Thanks, Daniel. You know of what I speak. There's just something about a country church and a country village that can't be replicated in a city. Not to say that there's anything ideal about the country. The country has its own viciousness, doesn't it?

Tom Smith said...

As usual, Hystery, you "speak my mind" on many things. I appreciate your comments. Cat also "speaks to my condition." See how easy it is to get caught up in jargon even though the meaning behind the words is very sincere.
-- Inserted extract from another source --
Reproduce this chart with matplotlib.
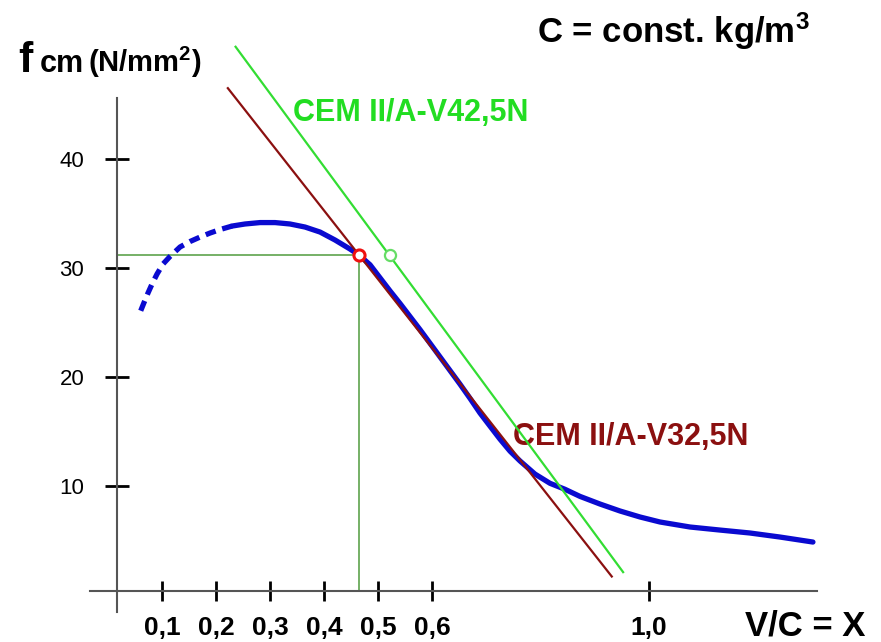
import matplotlib
matplotlib.use("Agg")
import matplotlib.pyplot as plt

plt.rcParams['mathtext.fontset'] = 'custom'
plt.rcParams['mathtext.rm'] = 'Liberation Sans:bold'
plt.rcParams['mathtext.it'] = 'Liberation Sans:bold'
plt.rcParams['mathtext.bf'] = 'Liberation Sans:bold'

# ---- data ----
curve_dash_x = [0.0600, 0.0661, 0.0735, 0.0809, 0.0902, 0.1013, 0.1142, 0.1328,
                0.1512, 0.1698, 0.1883, 0.2068, 0.2290]
curve_dash_y = [26.08, 26.83, 27.71, 28.53, 29.45, 30.37, 31.06, 31.93,
                32.43, 32.84, 33.21, 33.53, 33.85]
curve_x = [0.2290, 0.2531, 0.2809, 0.3087, 0.3364, 0.3642, 0.3920, 0.4197, 0.4475,
           0.4641, 0.4845, 0.5030, 0.5215, 0.5400, 0.5585, 0.5770, 0.5955, 0.6140,
           0.6325, 0.6510, 0.6695, 0.6880, 0.7065, 0.7251, 0.7436, 0.7621, 0.7898,
           0.8176, 0.8454, 0.8731, 0.9101, 0.9472, 0.9842, 1.0212, 1.0768, 1.1323,
           1.1878, 1.2433, 1.3044]
curve_y = [33.85, 34.04, 34.17, 34.17, 34.04, 33.76, 33.30, 32.57, 31.74,
           31.19, 30.30, 29.10, 27.90, 26.75, 25.55, 24.35, 23.10, 21.85,
           20.60, 19.35, 18.05, 16.70, 15.50, 14.30, 13.20, 12.30, 11.10,
           10.25, 9.70, 9.05, 8.35, 7.71, 7.16, 6.70, 6.24, 5.96,
           5.69, 5.32, 4.86]
cem42_x = [0.2356, 0.953]
cem42_y = [50.3, 2.1]
cem32_x = [0.2213, 0.932]
cem32_y = [46.5, 1.7]
point32 = (0.464, 31.2)
point42 = (0.521, 31.2)
xticks = [0.1, 0.2, 0.3, 0.4, 0.5, 0.6, 1.0]
xtick_labels = ['0,1', '0,2', '0,3', '0,4', '0,5', '0,6', '1,0']
yticks = [10, 20, 30, 40]
ytick_labels = ['10', '20', '30', '40']

fig = plt.figure(figsize=(8.81, 6.42), dpi=100)
ax = fig.add_axes([0, 0, 1, 1])
ax.set_xlim(-0.2005, 1.4304)
ax.set_ylim(-4.31, 54.59)
ax.patch.set_alpha(0)

# axes (spines) placed in data coords
x_axis_y = 0.37
y_axis_x = 0.0157
for s in ['top', 'right']:
    ax.spines[s].set_visible(False)
ax.spines['left'].set_position(('data', y_axis_x))
ax.spines['bottom'].set_position(('data', x_axis_y))
ax.spines['left'].set_bounds(-1.56, 45.6)
ax.spines['bottom'].set_bounds(-0.034, 1.311)
for s in ['left', 'bottom']:
    ax.spines[s].set_color('#555555')
    ax.spines[s].set_linewidth(1.5)

ax.set_xticks(xticks)
ax.set_xticklabels(xtick_labels)
ax.set_yticks(yticks)
ax.set_yticklabels(ytick_labels)
ax.tick_params(axis='x', direction='inout', length=14.5, width=2, color='black',
               pad=10.5, labelsize=19)
ax.tick_params(axis='y', direction='inout', length=17, width=2, color='black',
               pad=15, labelsize=16)
for lab in ax.get_xticklabels():
    lab.set_family(['Liberation Sans'])
    lab.set_fontweight('bold')
for lab in ax.get_yticklabels():
    lab.set_family(['Liberation Sans'])

# guide lines
guide = '#6aaa5a'
ax.plot([y_axis_x, point32[0]], [point32[1], point32[1]], color=guide, lw=1.3, zorder=2)
ax.plot([point32[0], point32[0]], [point32[1], x_axis_y], color=guide, lw=1.3, zorder=2)

# curve
blue = '#0a0ad0'
ax.plot(curve_dash_x, curve_dash_y, color=blue, lw=3.8, dashes=(2.0, 1.3),
        solid_capstyle='butt', zorder=3)
ax.plot(curve_x, curve_y, color=blue, lw=3.8, solid_capstyle='round',
        solid_joinstyle='round', zorder=3)

# tangent lines
ax.plot(cem42_x, cem42_y, color='#33dd33', lw=1.6, zorder=4)
ax.plot(cem32_x, cem32_y, color='#8b1010', lw=1.6, zorder=4)

ax.plot([point42[0]], [point42[1]], 'o', ms=8, mfc='white', mec='#66dd66', mew=1.6, zorder=5)
ax.plot([point32[0]], [point32[1]], 'o', ms=8, mfc='white', mec='#ee1111', mew=2.2, zorder=5)

# labels
ax.text(0.342, 44.2, 'CEM II/A-V42,5N', color='#22dd22', fontsize=22, fontweight='bold',
        family='Liberation Sans', ha='left', va='center')
ax.text(0.749, 14.5, 'CEM II/A-V32,5N', color='#8b1010', fontsize=22, fontweight='bold',
        family='Liberation Sans', ha='left', va='center')

fig.text(537 / 881, 1 - 31 / 642, 'C = const. kg/m$^3$', fontsize=25, fontweight='bold',
         family='Liberation Sans', ha='left', va='center')
fig.text(18 / 881, 1 - 72 / 642, 'f', fontsize=31, fontweight='bold',
         family='Liberation Sans', ha='left', va='baseline')
fig.text(40 / 881, 1 - 72 / 642, 'cm', fontsize=22, fontweight='bold',
         family='Liberation Sans', ha='left', va='baseline')
fig.text(88 / 881, 1 - 72 / 642, '(N/mm$^2$)', fontsize=21, fontweight='bold',
         family='Liberation Sans', ha='left', va='baseline')
fig.text(745 / 881, 1 - 626 / 642, 'V/C = X', fontsize=25, fontweight='bold',
         family='Liberation Sans', ha='left', va='center')

fig.savefig('out.png', dpi=100, facecolor='white')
Coming from a "country" meeting that seemed much too isolated by familiarity to a "city" meeting that seems too insulated by sociability, I still feel out of place. I still prefer one-on-one discussions of meaningful ideas. As an INTJ I never feel so alone as in a large crowd and never feel as sociable in a one-on-one conversation.

Priscilla said...

I love the Star Trek next to semiotics. Now that's my kind of blogger! Keep writing--wherever you reside. :-)

fdmillar said...

Dear Hystery: I know what you mean. While attending Iowa YM this summer, at one breakfast the men talked for an hour about tractors they had known. It all seemed perfectly natural and the details were important. Which model, which year, how old was he then? In my down East days it would have been fishing boats. Our Montreal meeting is big-city but small enough that personal stories and searching questions are very much part of our fellowship. Maybe we are lucky?